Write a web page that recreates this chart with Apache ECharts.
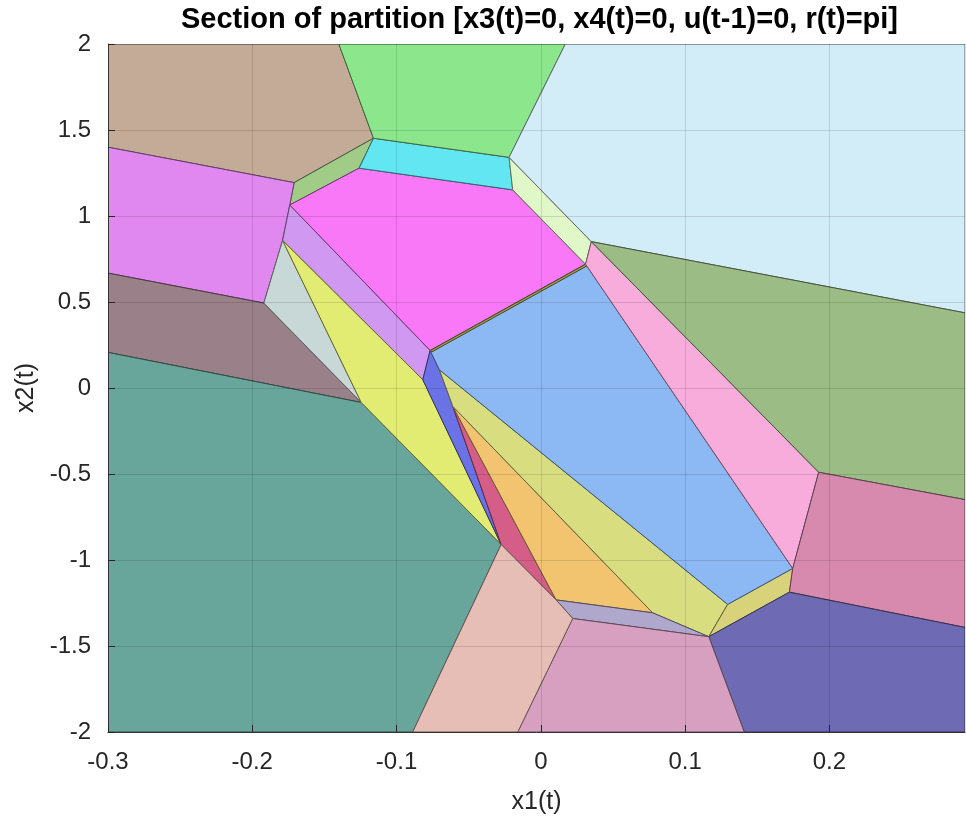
<!DOCTYPE html>
<html>
<head>
<meta charset="utf-8">
<title>Section of partition</title>
<script src="https://cdn.jsdelivr.net/npm/echarts@6/dist/echarts.min.js"></script>
<style>
  html, body { margin: 0; padding: 0; background: #fff; }
  #chart { width: 966px; height: 817px; }
</style>
</head>
<body>
<div id="chart"></div>
<script>
// axis ranges and ticks
const xRange = [-0.3, 0.294];
const yRange = [-2, 2];
const xTickStep = 0.1;
const yTickStep = 0.5;

// region vertices [x1, x2]
const rBrown = [[-0.3, 2], [-0.140, 2], [-0.116, 1.452], [-0.171, 1.194], [-0.3, 1.400]];
const rGreenSliver = [[-0.116, 1.452], [-0.126, 1.278], [-0.174, 1.064], [-0.171, 1.194]];
const rViolet = [[-0.3, 1.400], [-0.171, 1.194], [-0.174, 1.064], [-0.179, 0.858], [-0.192, 0.494], [-0.3, 0.668]];
const rMauve = [[-0.3, 0.668], [-0.192, 0.494], [-0.1245, -0.084], [-0.3, 0.207]];
const rTeal = [[-0.3, 0.207], [-0.1245, -0.084], [-0.0275, -0.910], [-0.0888, -2], [-0.3, -2]];
const rGray = [[-0.179, 0.858], [-0.192, 0.494], [-0.1245, -0.084]];
const rLavender = [[-0.174, 1.064], [-0.0767, 0.218], [-0.0818, 0.048], [-0.179, 0.858]];
const rYellow = [[-0.179, 0.858], [-0.0818, 0.048], [-0.0275, -0.910], [-0.1245, -0.084]];
const rBlue = [[-0.0767, 0.218], [-0.0703, 0.106], [-0.061, -0.107], [-0.0275, -0.910], [-0.0818, 0.048]];
const rRed = [[-0.061, -0.107], [0.0106, -1.232], [-0.0275, -0.910]];
const rOrange = [[-0.061, -0.107], [0.0775, -1.307], [0.0106, -1.232]];
const rOlive = [[-0.0703, 0.106], [0.1295, -1.258], [0.1164, -1.446], [0.0775, -1.307], [-0.061, -0.107]];
const rSlate = [[0.0106, -1.232], [0.0775, -1.307], [0.1164, -1.446], [0.0221, -1.340]];
const rOliveQuad = [[0.1295, -1.258], [0.1746, -1.049], [0.1723, -1.187], [0.1164, -1.446]];
const rSkyBlue = [[-0.0767, 0.218], [0.031, 0.720], [0.1746, -1.049], [0.1295, -1.258], [-0.0703, 0.106]];
const rThinLine = [[-0.0767, 0.218], [0.031, 0.720], [0.032, 0.710], [-0.0755, 0.210]];
const rMagenta = [[-0.174, 1.064], [-0.126, 1.278], [-0.0195, 1.152], [0.031, 0.720], [-0.0767, 0.218]];
const rCyan = [[-0.116, 1.452], [-0.022, 1.341], [-0.0195, 1.152], [-0.126, 1.278]];
const rGreenTop = [[-0.140, 2], [0.017, 2], [-0.022, 1.341], [-0.116, 1.452]];
const rPaleGreen = [[-0.022, 1.341], [0.035, 0.851], [0.031, 0.720], [-0.0195, 1.152]];
const rPaleSky = [[0.017, 2], [0.294, 2], [0.294, 0.437], [0.035, 0.851], [-0.022, 1.341]];
const rPink = [[0.035, 0.851], [0.1926, -0.490], [0.1746, -1.049], [0.031, 0.720]];
const rGreenRight = [[0.035, 0.851], [0.294, 0.437], [0.294, -0.649], [0.1926, -0.490]];
const rRose = [[0.1926, -0.490], [0.294, -0.649], [0.294, -1.392], [0.1723, -1.187], [0.1746, -1.049]];
const rPurple = [[0.1723, -1.187], [0.294, -1.392], [0.294, -2], [0.141, -2], [0.1164, -1.446]];
const rPinkBottom = [[0.0221, -1.340], [0.1164, -1.446], [0.141, -2], [-0.016, -2]];
const rBeige = [[-0.0275, -0.910], [0.0106, -1.232], [0.0221, -1.340], [-0.016, -2], [-0.0888, -2]];

const regionList = [
  rBrown, rGreenSliver, rViolet, rMauve, rTeal, rGray, rLavender, rYellow, rBlue, rRed,
  rOrange, rOlive, rSlate, rOliveQuad, rSkyBlue, rMagenta, rThinLine, rCyan, rGreenTop,
  rPaleGreen, rPaleSky, rPink, rGreenRight, rRose, rPurple, rPinkBottom, rBeige
];

const regionColors = [
  "#C3AB98", "#A0CC88", "#E088F0", "#9A8088", "#68A69C", "#C8D8D6", "#D098F0", "#E2EC72", "#6A72E6", "#D45E88",
  "#F2C470", "#D8DE80", "#B0A8CC", "#D8D27A", "#8CB8F4", "#F878F8", "#9C9C50", "#62E6F2", "#8CE68C",
  "#E0F8C8", "#D2ECF8", "#F8ACDC", "#9BBC84", "#D88AAE", "#6E6AB4", "#D8A0C0", "#E6BEB6"
];

// edge colour: the face colour, darkened
function darker(hex, k) {
  let c = echarts.color.parse(hex);
  return "rgb(" + Math.round(c[0] * k) + "," + Math.round(c[1] * k) + "," + Math.round(c[2] * k) + ")";
}

function fmt(v) {
  return String(Math.round(v * 10) / 10);
}

var chart = echarts.init(document.getElementById("chart"));

let option = {
  animation: false,
  title: {
    text: "Section of partition [x3(t)=0, x4(t)=0, u(t-1)=0, r(t)=pi]",
    left: 176,
    top: 0,
    textStyle: {
      fontFamily: "Liberation Sans",
      fontWeight: "bold",
      fontSize: 29,
      color: "#000",
    },
  },
  grid: {
    left: 108,
    right: 1,
    top: 44,
    bottom: 85,
    outerBoundsMode: "none",
  },
  xAxis: {
    type: "value",
    min: xRange[0],
    max: xRange[1],
    interval: xTickStep,
    z: 5,
    name: "x1(t)",
    nameLocation: "middle",
    nameGap: 58,
    nameTextStyle: { fontFamily: "Liberation Sans", fontSize: 25, color: "#262626" },
    axisLine: { show: true, onZero: false, lineStyle: { color: "#333", width: 1 } },
    axisTick: { show: true, inside: true, length: 7, lineStyle: { color: "#262626" } },
    axisLabel: {
      margin: 18,
      showMaxLabel: false,
      fontFamily: "Liberation Sans",
      fontSize: 24,
      color: "#262626",
      formatter: fmt,
    },
    splitLine: { show: true, lineStyle: { color: "rgba(0,0,0,0.12)", width: 1 } },
  },
  yAxis: {
    type: "value",
    min: yRange[0],
    max: yRange[1],
    interval: yTickStep,
    z: 5,
    name: "x2(t)",
    nameLocation: "middle",
    nameGap: 64,
    nameTextStyle: { fontFamily: "Liberation Sans", fontSize: 25, color: "#262626" },
    axisLine: { show: true, onZero: false, lineStyle: { color: "#333", width: 1 } },
    axisTick: { show: true, inside: true, length: 7, lineStyle: { color: "#262626" } },
    axisLabel: {
      margin: 17,
      fontFamily: "Liberation Sans",
      fontSize: 24,
      color: "#262626",
      formatter: fmt,
    },
    splitLine: { show: true, lineStyle: { color: "rgba(0,0,0,0.12)", width: 1 } },
  },
  series: [
    {
      type: "custom",
      z: 1,
      clip: true,
      data: regionList.map(function (r, i) { return [i]; }),
      renderItem: function (params, api) {
        let i = params.dataIndex;
        let pts = regionList[i].map(function (p) { return api.coord(p); });
        return {
          type: "polygon",
          shape: { points: pts },
          style: {
            fill: regionColors[i],
            stroke: darker(regionColors[i], 0.45),
            lineWidth: 1,
          },
        };
      },
    },
  ],
};
chart.setOption(option);
</script>
</body>
</html>
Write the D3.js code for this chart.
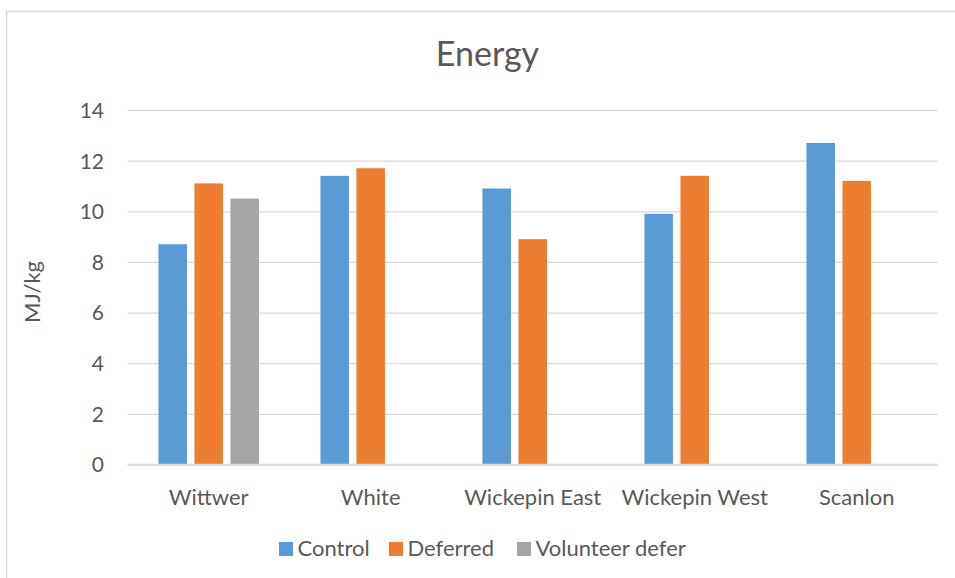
<!DOCTYPE html>
<html>
<head>
<meta charset="utf-8">
<script src="https://cdn.jsdelivr.net/npm/d3@7"></script>
<style>
  html, body { margin: 0; padding: 0; background: #fff; }
  svg { display: block; font-family: Lato, "Open Sans", sans-serif; }
</style>
</head>
<body>
<svg id="chart" width="955" height="578"></svg>
<script>
// Energy content (MJ/kg) by site and treatment
const categories = ["Wittwer", "White", "Wickepin East", "Wickepin West", "Scanlon"];
const seriesNames = ["Control", "Deferred", "Volunteer defer"];
const control = [8.7, 11.4, 10.9, 9.9, 12.7];
const deferred = [11.1, 11.7, 8.9, 11.4, 11.2];
const volunteerDefer = [10.5, null, null, null, null];
const yTicks = [0, 2, 4, 6, 8, 10, 12, 14];
const colors = ["#5B9BD5", "#ED7D31", "#A5A5A5"];

const seriesValues = [control, deferred, volunteerDefer];
const textColor = "#595959";
const gridColor = "#D9D9D9";

const svg = d3.select("#chart");

// outer chart frame
svg.append("rect")
  .attr("x", 6.5).attr("y", 11.5)
  .attr("width", 1000).attr("height", 1000)
  .attr("fill", "none")
  .attr("stroke", gridColor)
  .attr("stroke-width", 1.5);

const plot = { left: 127.7, right: 937.7, top: 110, bottom: 464.5 };

const y = d3.scaleLinear().domain([0, 14]).range([plot.bottom, plot.top]);
const x0 = d3.scaleBand().domain(categories).range([plot.left, plot.right]).padding(0);
const groupInset = (x0.bandwidth() - 100.5) / 2;
const x1 = d3.scaleBand().domain(seriesNames)
  .range([groupInset, x0.bandwidth() - groupInset])
  .paddingInner(7.5 / 36).paddingOuter(0);

// gridlines and tick labels
const yAxis = d3.axisLeft(y)
  .tickValues(yTicks)
  .tickSize(-(plot.right - plot.left))
  .tickPadding(0)
  .tickFormat(d3.format("d"));

const gAxis = svg.append("g")
  .attr("transform", `translate(${plot.left},0)`)
  .call(yAxis);
gAxis.select(".domain").remove();
gAxis.selectAll(".tick line")
  .attr("stroke", gridColor)
  .attr("stroke-width", 1.3);
gAxis.selectAll(".tick text")
  .attr("x", 104 - plot.left)
  .attr("dy", "0.35em")
  .attr("fill", textColor)
  .attr("font-size", 21)
  .attr("font-family", "Lato, sans-serif");

// bars
const rows = categories.map((c, i) => ({
  category: c,
  values: seriesNames.map((s, j) => ({ series: s, value: seriesValues[j][i], color: colors[j] }))
}));

const groups = svg.append("g").selectAll("g")
  .data(rows)
  .join("g")
  .attr("transform", d => `translate(${x0(d.category)},0)`);

groups.selectAll("rect")
  .data(d => d.values.filter(v => v.value != null))
  .join("rect")
  .attr("x", d => x1(d.series))
  .attr("width", x1.bandwidth())
  .attr("y", d => y(d.value))
  .attr("height", d => y(0) - y(d.value))
  .attr("fill", d => d.color);

// baseline
svg.append("line")
  .attr("x1", plot.left).attr("x2", plot.right)
  .attr("y1", y(0)).attr("y2", y(0))
  .attr("stroke", gridColor).attr("stroke-width", 1.3);

// category labels
const xAxis = d3.axisBottom(x0).tickSize(0).tickPadding(0);
const gx = svg.append("g")
  .attr("transform", `translate(0,${plot.bottom})`)
  .call(xAxis);
gx.select(".domain").remove();
gx.selectAll(".tick text")
  .attr("y", 40.5)
  .attr("dy", 0)
  .attr("fill", textColor)
  .attr("font-size", 22)
  .attr("font-family", "Lato, sans-serif");

// title
svg.append("text")
  .attr("x", 487.5).attr("y", 66)
  .attr("text-anchor", "middle")
  .attr("fill", textColor)
  .attr("font-size", 34)
  .text("Energy");

// y-axis title
svg.append("text")
  .attr("transform", `translate(40,292) rotate(-90)`)
  .attr("text-anchor", "middle")
  .attr("fill", textColor)
  .attr("font-size", 22)
  .text("MJ/kg");

// legend
const legendX = [279, 389, 517];
const legend = svg.append("g").selectAll("g")
  .data(seriesNames)
  .join("g")
  .attr("transform", (d, i) => `translate(${legendX[i]},542)`);
legend.append("rect")
  .attr("width", 14).attr("height", 14)
  .attr("fill", (d, i) => colors[i]);
legend.append("text")
  .attr("x", 18.5).attr("y", 14)
  .attr("fill", textColor)
  .attr("font-size", 22)
  .text(d => d);
</script>
</body>
</html>
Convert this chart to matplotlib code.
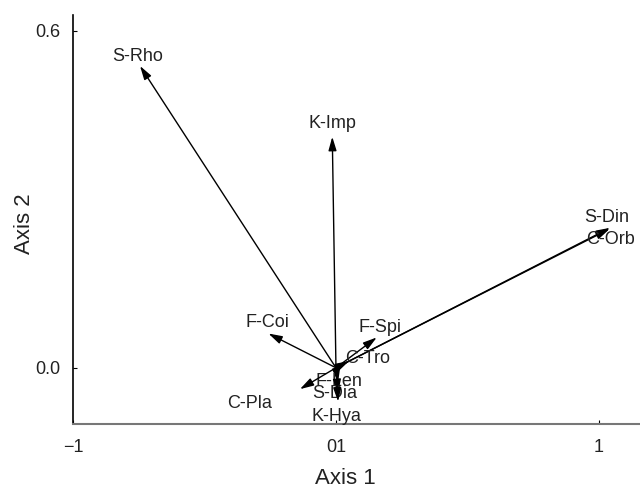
import matplotlib
matplotlib.use("Agg")
import matplotlib.pyplot as plt

plt.rcParams["font.family"] = ["Liberation Sans", "DejaVu Sans"]

# variable names, arrow tips (axis 1, axis 2) and label positions
names = ["S-Rho", "K-Imp", "S-Din", "C-Orb", "F-Coi", "F-Spi",
         "C-Tro", "F-Len", "S-Dia", "C-Pla", "K-Hya"]
tip_x = [-0.745, -0.014, 1.042, 1.040, -0.257, 0.155,
         0.05, 0.008, 0.008, -0.137, 0.008]
tip_y = [0.537, 0.411, 0.249, 0.247, 0.061, 0.054,
         0.012, -0.026, -0.045, -0.038, -0.06]
label_x = [-0.753, -0.015, 1.03, 1.042, -0.259, 0.167,
           0.122, 0.011, -0.004, -0.327, 0.0]
label_y = [0.554, 0.434, 0.267, 0.228, 0.080, 0.071,
           0.017, -0.024, -0.045, -0.063, -0.086]

x_ticks = [-1, 0, 1]
x_ticklabels = ["\u22121", "01", "1"]
y_ticks = [0.0, 0.6]
y_ticklabels = ["0.0", "0.6"]

fig = plt.figure(figsize=(6.4, 4.94), dpi=100)
ax = fig.add_axes([0.114, 0.1417, 0.886, 0.8283])

for n, tx, ty, lx, ly in zip(names, tip_x, tip_y, label_x, label_y):
    ax.annotate("", xy=(tx, ty), xytext=(0, 0),
                arrowprops=dict(arrowstyle="-|>,head_length=0.75,head_width=0.22",
                                color="black", lw=1.0, shrinkA=0, shrinkB=0,
                                mutation_scale=11))
    ax.text(lx, ly, n, ha="center", va="center", fontsize=13, color="#222222")

ax.set_xlim(-1, 1.156)
ax.set_ylim(-0.1, 0.628)
ax.set_xticks(x_ticks)
ax.set_xticklabels(x_ticklabels)
ax.set_yticks(y_ticks)
ax.set_yticklabels(y_ticklabels)
ax.tick_params(direction="in", length=3, labelsize=13, colors="black",
               labelcolor="#222222")
ax.tick_params(axis="x", pad=11)
ax.tick_params(axis="y", pad=9)

ax.spines["top"].set_visible(False)
ax.spines["right"].set_visible(False)
ax.spines["bottom"].set_color("#777777")
ax.spines["bottom"].set_linewidth(1.5)
ax.spines["left"].set_linewidth(1.2)

ax.set_xlabel("Axis 1", fontsize=16, color="#222222", va="center")
ax.set_ylabel("Axis 2", fontsize=16, color="#222222", va="center")
ax.xaxis.set_label_coords(0.48, -0.134)
ax.yaxis.set_label_coords(-0.085, 0.49)

fig.savefig("out.png", dpi=100)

- - -

- THE TASK: Quote only what lies between the first line of the records and the line containing "const yTickStep = 0.5;", please, including both lines and excluding images.

- TASK RESULT:
Write a web page that recreates this chart with Apache ECharts.
<!DOCTYPE html>
<html>
<head>
<meta charset="utf-8">
<title>Section of partition</title>
<script src="https://cdn.jsdelivr.net/npm/echarts@6/dist/echarts.min.js"></script>
<style>
  html, body { margin: 0; padding: 0; background: #fff; }
  #chart { width: 966px; height: 817px; }
</style>
</head>
<body>
<div id="chart"></div>
<script>
// axis ranges and ticks
const xRange = [-0.3, 0.294];
const yRange = [-2, 2];
const xTickStep = 0.1;
const yTickStep = 0.5;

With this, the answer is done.